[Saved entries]
-- Begin --

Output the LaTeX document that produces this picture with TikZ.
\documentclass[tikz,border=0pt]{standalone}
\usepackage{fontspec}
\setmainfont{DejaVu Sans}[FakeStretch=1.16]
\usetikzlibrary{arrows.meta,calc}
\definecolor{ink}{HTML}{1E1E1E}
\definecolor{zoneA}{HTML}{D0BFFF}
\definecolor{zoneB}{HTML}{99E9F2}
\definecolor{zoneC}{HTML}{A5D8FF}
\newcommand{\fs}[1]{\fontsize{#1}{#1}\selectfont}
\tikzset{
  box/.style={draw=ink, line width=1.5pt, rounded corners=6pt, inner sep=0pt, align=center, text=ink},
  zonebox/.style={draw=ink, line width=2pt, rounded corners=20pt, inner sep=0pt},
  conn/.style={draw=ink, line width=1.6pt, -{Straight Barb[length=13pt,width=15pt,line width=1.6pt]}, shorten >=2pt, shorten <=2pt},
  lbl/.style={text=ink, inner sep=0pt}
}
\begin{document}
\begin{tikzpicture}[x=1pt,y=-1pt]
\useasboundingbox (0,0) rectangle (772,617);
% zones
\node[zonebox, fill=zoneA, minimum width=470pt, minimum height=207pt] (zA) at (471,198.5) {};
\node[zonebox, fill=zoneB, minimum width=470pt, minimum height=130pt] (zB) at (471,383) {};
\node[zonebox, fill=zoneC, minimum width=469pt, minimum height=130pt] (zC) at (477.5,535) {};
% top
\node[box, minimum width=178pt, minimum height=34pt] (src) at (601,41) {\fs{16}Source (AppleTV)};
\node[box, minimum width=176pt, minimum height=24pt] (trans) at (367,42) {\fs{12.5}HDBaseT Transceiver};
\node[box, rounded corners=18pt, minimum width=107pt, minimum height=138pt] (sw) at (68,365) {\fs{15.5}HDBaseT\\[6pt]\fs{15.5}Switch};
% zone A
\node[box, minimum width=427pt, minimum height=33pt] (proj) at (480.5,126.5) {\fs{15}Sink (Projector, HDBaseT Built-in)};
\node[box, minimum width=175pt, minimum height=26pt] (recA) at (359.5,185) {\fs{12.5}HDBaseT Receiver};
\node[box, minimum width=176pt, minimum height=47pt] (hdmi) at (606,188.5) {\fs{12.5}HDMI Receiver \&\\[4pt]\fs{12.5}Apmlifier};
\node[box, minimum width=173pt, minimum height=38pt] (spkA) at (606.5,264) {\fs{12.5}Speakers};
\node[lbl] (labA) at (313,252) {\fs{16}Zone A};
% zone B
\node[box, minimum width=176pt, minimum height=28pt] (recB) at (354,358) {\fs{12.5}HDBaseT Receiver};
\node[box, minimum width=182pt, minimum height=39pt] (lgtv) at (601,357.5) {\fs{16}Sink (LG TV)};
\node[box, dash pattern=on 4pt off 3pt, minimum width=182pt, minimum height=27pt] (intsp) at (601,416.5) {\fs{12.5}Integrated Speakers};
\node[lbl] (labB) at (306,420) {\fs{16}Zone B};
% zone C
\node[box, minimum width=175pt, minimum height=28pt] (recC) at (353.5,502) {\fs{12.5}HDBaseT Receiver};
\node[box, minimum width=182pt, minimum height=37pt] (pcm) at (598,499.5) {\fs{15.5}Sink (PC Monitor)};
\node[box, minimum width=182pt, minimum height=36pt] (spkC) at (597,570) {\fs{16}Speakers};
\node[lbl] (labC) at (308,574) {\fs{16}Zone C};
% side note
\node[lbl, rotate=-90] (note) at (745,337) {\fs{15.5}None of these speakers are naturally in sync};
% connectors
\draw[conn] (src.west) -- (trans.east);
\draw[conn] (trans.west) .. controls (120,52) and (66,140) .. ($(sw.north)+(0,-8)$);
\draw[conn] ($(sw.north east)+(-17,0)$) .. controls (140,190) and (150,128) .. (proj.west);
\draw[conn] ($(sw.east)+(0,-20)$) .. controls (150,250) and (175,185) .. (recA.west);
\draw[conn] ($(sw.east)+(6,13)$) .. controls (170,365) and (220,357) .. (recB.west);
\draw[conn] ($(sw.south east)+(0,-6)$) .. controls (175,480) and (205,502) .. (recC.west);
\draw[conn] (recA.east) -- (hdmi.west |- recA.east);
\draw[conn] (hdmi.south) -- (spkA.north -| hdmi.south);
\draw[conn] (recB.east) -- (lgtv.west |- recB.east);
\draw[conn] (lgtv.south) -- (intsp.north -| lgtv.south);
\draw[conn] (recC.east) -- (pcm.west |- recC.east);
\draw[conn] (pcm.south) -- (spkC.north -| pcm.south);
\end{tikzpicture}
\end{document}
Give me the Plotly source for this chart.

-- End --

Task instructions »
Copy out all of the lines above exactly.

The solution »
Output the LaTeX document that produces this picture with TikZ.
\documentclass[tikz,border=0pt]{standalone}
\usepackage{fontspec}
\setmainfont{DejaVu Sans}[FakeStretch=1.16]
\usetikzlibrary{arrows.meta,calc}
\definecolor{ink}{HTML}{1E1E1E}
\definecolor{zoneA}{HTML}{D0BFFF}
\definecolor{zoneB}{HTML}{99E9F2}
\definecolor{zoneC}{HTML}{A5D8FF}
\newcommand{\fs}[1]{\fontsize{#1}{#1}\selectfont}
\tikzset{
  box/.style={draw=ink, line width=1.5pt, rounded corners=6pt, inner sep=0pt, align=center, text=ink},
  zonebox/.style={draw=ink, line width=2pt, rounded corners=20pt, inner sep=0pt},
  conn/.style={draw=ink, line width=1.6pt, -{Straight Barb[length=13pt,width=15pt,line width=1.6pt]}, shorten >=2pt, shorten <=2pt},
  lbl/.style={text=ink, inner sep=0pt}
}
\begin{document}
\begin{tikzpicture}[x=1pt,y=-1pt]
\useasboundingbox (0,0) rectangle (772,617);
% zones
\node[zonebox, fill=zoneA, minimum width=470pt, minimum height=207pt] (zA) at (471,198.5) {};
\node[zonebox, fill=zoneB, minimum width=470pt, minimum height=130pt] (zB) at (471,383) {};
\node[zonebox, fill=zoneC, minimum width=469pt, minimum height=130pt] (zC) at (477.5,535) {};
% top
\node[box, minimum width=178pt, minimum height=34pt] (src) at (601,41) {\fs{16}Source (AppleTV)};
\node[box, minimum width=176pt, minimum height=24pt] (trans) at (367,42) {\fs{12.5}HDBaseT Transceiver};
\node[box, rounded corners=18pt, minimum width=107pt, minimum height=138pt] (sw) at (68,365) {\fs{15.5}HDBaseT\\[6pt]\fs{15.5}Switch};
% zone A
\node[box, minimum width=427pt, minimum height=33pt] (proj) at (480.5,126.5) {\fs{15}Sink (Projector, HDBaseT Built-in)};
\node[box, minimum width=175pt, minimum height=26pt] (recA) at (359.5,185) {\fs{12.5}HDBaseT Receiver};
\node[box, minimum width=176pt, minimum height=47pt] (hdmi) at (606,188.5) {\fs{12.5}HDMI Receiver \&\\[4pt]\fs{12.5}Apmlifier};
\node[box, minimum width=173pt, minimum height=38pt] (spkA) at (606.5,264) {\fs{12.5}Speakers};
\node[lbl] (labA) at (313,252) {\fs{16}Zone A};
% zone B
\node[box, minimum width=176pt, minimum height=28pt] (recB) at (354,358) {\fs{12.5}HDBaseT Receiver};
\node[box, minimum width=182pt, minimum height=39pt] (lgtv) at (601,357.5) {\fs{16}Sink (LG TV)};
\node[box, dash pattern=on 4pt off 3pt, minimum width=182pt, minimum height=27pt] (intsp) at (601,416.5) {\fs{12.5}Integrated Speakers};
\node[lbl] (labB) at (306,420) {\fs{16}Zone B};
% zone C
\node[box, minimum width=175pt, minimum height=28pt] (recC) at (353.5,502) {\fs{12.5}HDBaseT Receiver};
\node[box, minimum width=182pt, minimum height=37pt] (pcm) at (598,499.5) {\fs{15.5}Sink (PC Monitor)};
\node[box, minimum width=182pt, minimum height=36pt] (spkC) at (597,570) {\fs{16}Speakers};
\node[lbl] (labC) at (308,574) {\fs{16}Zone C};
% side note
\node[lbl, rotate=-90] (note) at (745,337) {\fs{15.5}None of these speakers are naturally in sync};
% connectors
\draw[conn] (src.west) -- (trans.east);
\draw[conn] (trans.west) .. controls (120,52) and (66,140) .. ($(sw.north)+(0,-8)$);
\draw[conn] ($(sw.north east)+(-17,0)$) .. controls (140,190) and (150,128) .. (proj.west);
\draw[conn] ($(sw.east)+(0,-20)$) .. controls (150,250) and (175,185) .. (recA.west);
\draw[conn] ($(sw.east)+(6,13)$) .. controls (170,365) and (220,357) .. (recB.west);
\draw[conn] ($(sw.south east)+(0,-6)$) .. controls (175,480) and (205,502) .. (recC.west);
\draw[conn] (recA.east) -- (hdmi.west |- recA.east);
\draw[conn] (hdmi.south) -- (spkA.north -| hdmi.south);
\draw[conn] (recB.east) -- (lgtv.west |- recB.east);
\draw[conn] (lgtv.south) -- (intsp.north -| lgtv.south);
\draw[conn] (recC.east) -- (pcm.west |- recC.east);
\draw[conn] (pcm.south) -- (spkC.north -| pcm.south);
\end{tikzpicture}
\end{document}
Give me the Plotly source for this chart.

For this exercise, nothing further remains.